Crypto exchange giants FTX and Bitstamp are looking to expand their services and try competing with stock trading platforms.
Brett Harrison, FTX US president tweeted out that the exchange was looking at offering “actual vanilla stocks” (as opposed to tokenized stocks) on its platform.
“We’re hard at work on stocks! Features we’re planning for day 1:
-Live BBO and historical candles
-Stock screening/search functionality
-Basic fundamentals (market cap, P/E ratio, dividend yield)
-Portfolio performance tracking, order/trade detailsWhat else should we have?”
The crypto exchange will reportedly be ready to roll out the new service in “a couple of months.” Whether FTX looks at becoming an official exchange rather than just a brokerage remains to be seen.
Bitstamp, one of the longest running crypto exchanges, is also looking at the same thing.

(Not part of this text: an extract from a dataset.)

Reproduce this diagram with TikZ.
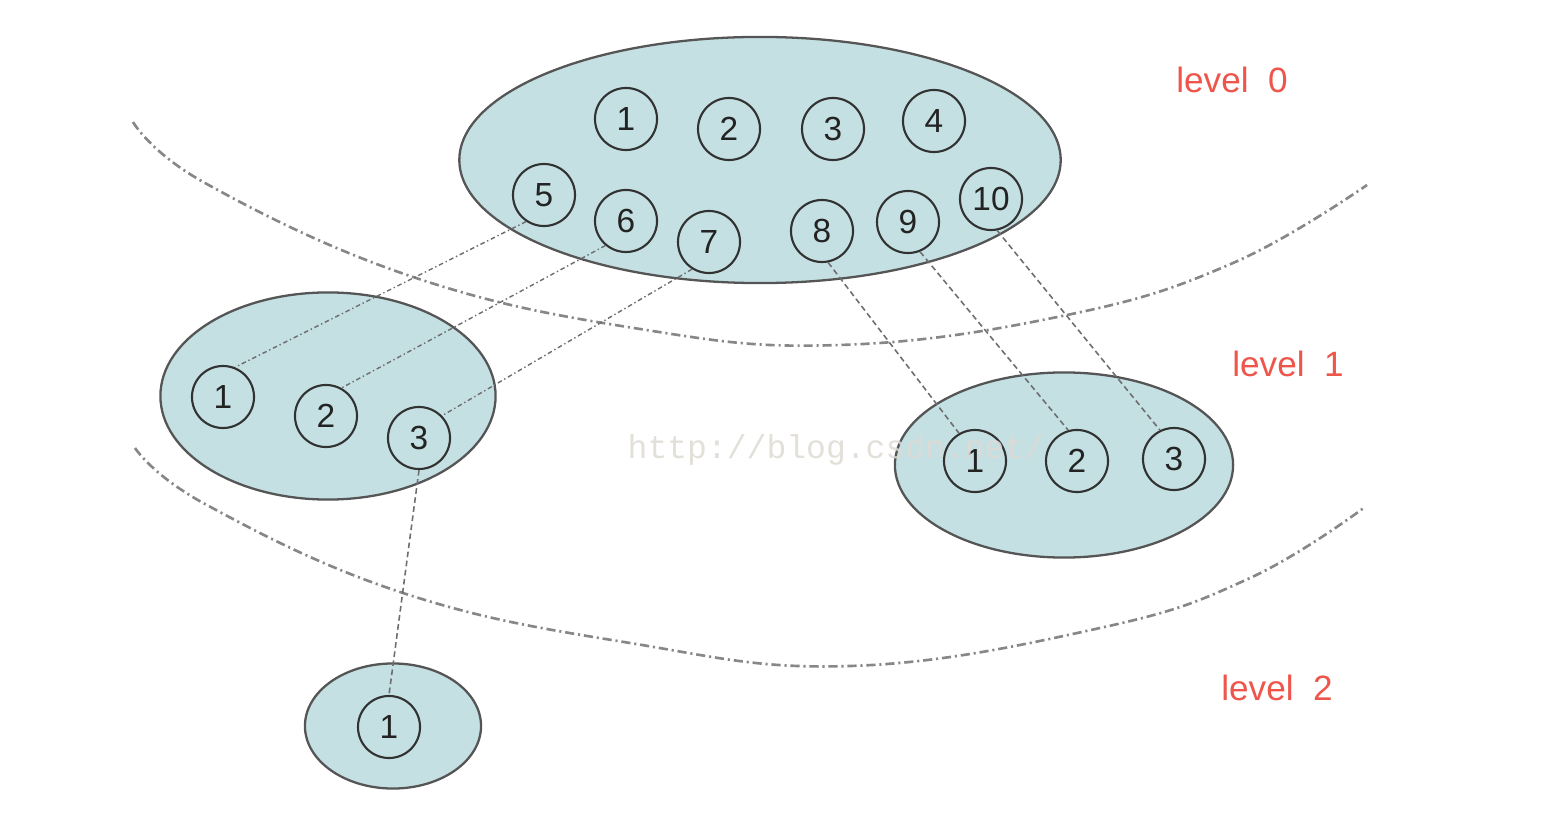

Bitstamp chief executive officer Robert Zagotta told Bloomberg that providing stock trading would create a streamlined experience for the exchange’s users, but it’s a “very competitive space, and there are some very significant players in it,” Zagotta said. Such a move would require significant investments, so “we have to be convinced that we have a right to win in this space,” he said.
If Bitstamp follows through on its plans, Zagotta said that the firm may build the product in-house, with partners, or consider acquisitions which “can be an accelerator from a licensing perspective.”
Bloomberg said they also asked Binance if it was considering the same thing. A Binance spokesperson reportedly said it’s “going to remain laser-focused on developing leading blockchain technologies for our users and expanding into markets that more naturally compliment blockchain’s future.”
According to Motley Fool, the largest stock trading platform in the world is Charles Schwab, followed by Fidelity, Bank of America, JPMorgan, and Robinhood.
News of the crypto exchange's talks on expansion comes days after Coinbase acquired derivatives platform FairX.
Disclaimer: These are the writer’s opinions and should not be considered investment advice. Readers should do their own research.